Task directions
Without omitting anything, return the records precisely as given.

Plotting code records
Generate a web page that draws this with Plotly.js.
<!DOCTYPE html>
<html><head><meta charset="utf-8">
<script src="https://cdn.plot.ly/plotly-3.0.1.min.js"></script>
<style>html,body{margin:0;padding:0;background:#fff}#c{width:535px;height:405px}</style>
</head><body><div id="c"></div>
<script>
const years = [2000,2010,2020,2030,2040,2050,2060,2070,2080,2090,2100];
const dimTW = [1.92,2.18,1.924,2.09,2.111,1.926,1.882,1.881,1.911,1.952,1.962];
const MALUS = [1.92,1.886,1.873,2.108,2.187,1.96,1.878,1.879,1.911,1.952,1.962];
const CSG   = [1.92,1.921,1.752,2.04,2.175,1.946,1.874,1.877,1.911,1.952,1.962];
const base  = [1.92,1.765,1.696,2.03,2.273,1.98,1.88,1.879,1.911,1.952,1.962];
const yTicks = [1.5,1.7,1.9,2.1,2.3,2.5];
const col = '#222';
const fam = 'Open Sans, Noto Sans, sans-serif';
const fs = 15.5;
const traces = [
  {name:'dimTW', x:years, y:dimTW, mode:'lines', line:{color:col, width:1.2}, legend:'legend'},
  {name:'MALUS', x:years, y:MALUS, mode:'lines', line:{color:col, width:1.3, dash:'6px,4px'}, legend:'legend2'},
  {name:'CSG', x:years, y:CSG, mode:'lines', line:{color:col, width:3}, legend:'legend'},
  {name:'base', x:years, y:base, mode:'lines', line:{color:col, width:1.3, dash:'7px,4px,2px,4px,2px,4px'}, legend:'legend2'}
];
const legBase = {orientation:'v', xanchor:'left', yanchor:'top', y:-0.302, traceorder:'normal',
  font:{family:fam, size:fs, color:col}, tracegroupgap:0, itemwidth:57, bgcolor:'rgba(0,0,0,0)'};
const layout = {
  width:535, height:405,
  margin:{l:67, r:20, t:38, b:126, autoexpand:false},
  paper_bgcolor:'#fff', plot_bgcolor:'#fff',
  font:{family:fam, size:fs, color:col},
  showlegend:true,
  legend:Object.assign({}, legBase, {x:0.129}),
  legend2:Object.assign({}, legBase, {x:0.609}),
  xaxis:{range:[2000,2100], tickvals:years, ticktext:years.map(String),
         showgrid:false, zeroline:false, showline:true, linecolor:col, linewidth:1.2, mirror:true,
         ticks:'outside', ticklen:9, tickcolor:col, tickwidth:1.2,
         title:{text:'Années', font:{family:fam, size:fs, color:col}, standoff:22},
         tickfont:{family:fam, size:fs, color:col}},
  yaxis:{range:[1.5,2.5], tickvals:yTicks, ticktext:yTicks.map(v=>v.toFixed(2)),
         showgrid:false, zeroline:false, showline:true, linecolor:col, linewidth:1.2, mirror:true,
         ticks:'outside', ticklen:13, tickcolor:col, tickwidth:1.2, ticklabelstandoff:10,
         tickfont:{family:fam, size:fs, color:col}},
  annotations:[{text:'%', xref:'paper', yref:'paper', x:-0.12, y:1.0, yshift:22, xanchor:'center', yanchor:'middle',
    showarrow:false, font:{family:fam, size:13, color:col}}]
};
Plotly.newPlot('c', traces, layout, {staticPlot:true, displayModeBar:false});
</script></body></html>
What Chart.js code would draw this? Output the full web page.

Expected answer
Generate a web page that draws this with Plotly.js.
<!DOCTYPE html>
<html><head><meta charset="utf-8">
<script src="https://cdn.plot.ly/plotly-3.0.1.min.js"></script>
<style>html,body{margin:0;padding:0;background:#fff}#c{width:535px;height:405px}</style>
</head><body><div id="c"></div>
<script>
const years = [2000,2010,2020,2030,2040,2050,2060,2070,2080,2090,2100];
const dimTW = [1.92,2.18,1.924,2.09,2.111,1.926,1.882,1.881,1.911,1.952,1.962];
const MALUS = [1.92,1.886,1.873,2.108,2.187,1.96,1.878,1.879,1.911,1.952,1.962];
const CSG   = [1.92,1.921,1.752,2.04,2.175,1.946,1.874,1.877,1.911,1.952,1.962];
const base  = [1.92,1.765,1.696,2.03,2.273,1.98,1.88,1.879,1.911,1.952,1.962];
const yTicks = [1.5,1.7,1.9,2.1,2.3,2.5];
const col = '#222';
const fam = 'Open Sans, Noto Sans, sans-serif';
const fs = 15.5;
const traces = [
  {name:'dimTW', x:years, y:dimTW, mode:'lines', line:{color:col, width:1.2}, legend:'legend'},
  {name:'MALUS', x:years, y:MALUS, mode:'lines', line:{color:col, width:1.3, dash:'6px,4px'}, legend:'legend2'},
  {name:'CSG', x:years, y:CSG, mode:'lines', line:{color:col, width:3}, legend:'legend'},
  {name:'base', x:years, y:base, mode:'lines', line:{color:col, width:1.3, dash:'7px,4px,2px,4px,2px,4px'}, legend:'legend2'}
];
const legBase = {orientation:'v', xanchor:'left', yanchor:'top', y:-0.302, traceorder:'normal',
  font:{family:fam, size:fs, color:col}, tracegroupgap:0, itemwidth:57, bgcolor:'rgba(0,0,0,0)'};
const layout = {
  width:535, height:405,
  margin:{l:67, r:20, t:38, b:126, autoexpand:false},
  paper_bgcolor:'#fff', plot_bgcolor:'#fff',
  font:{family:fam, size:fs, color:col},
  showlegend:true,
  legend:Object.assign({}, legBase, {x:0.129}),
  legend2:Object.assign({}, legBase, {x:0.609}),
  xaxis:{range:[2000,2100], tickvals:years, ticktext:years.map(String),
         showgrid:false, zeroline:false, showline:true, linecolor:col, linewidth:1.2, mirror:true,
         ticks:'outside', ticklen:9, tickcolor:col, tickwidth:1.2,
         title:{text:'Années', font:{family:fam, size:fs, color:col}, standoff:22},
         tickfont:{family:fam, size:fs, color:col}},
  yaxis:{range:[1.5,2.5], tickvals:yTicks, ticktext:yTicks.map(v=>v.toFixed(2)),
         showgrid:false, zeroline:false, showline:true, linecolor:col, linewidth:1.2, mirror:true,
         ticks:'outside', ticklen:13, tickcolor:col, tickwidth:1.2, ticklabelstandoff:10,
         tickfont:{family:fam, size:fs, color:col}},
  annotations:[{text:'%', xref:'paper', yref:'paper', x:-0.12, y:1.0, yshift:22, xanchor:'center', yanchor:'middle',
    showarrow:false, font:{family:fam, size:13, color:col}}]
};
Plotly.newPlot('c', traces, layout, {staticPlot:true, displayModeBar:false});
</script></body></html>
What Chart.js code would draw this? Output the full web page.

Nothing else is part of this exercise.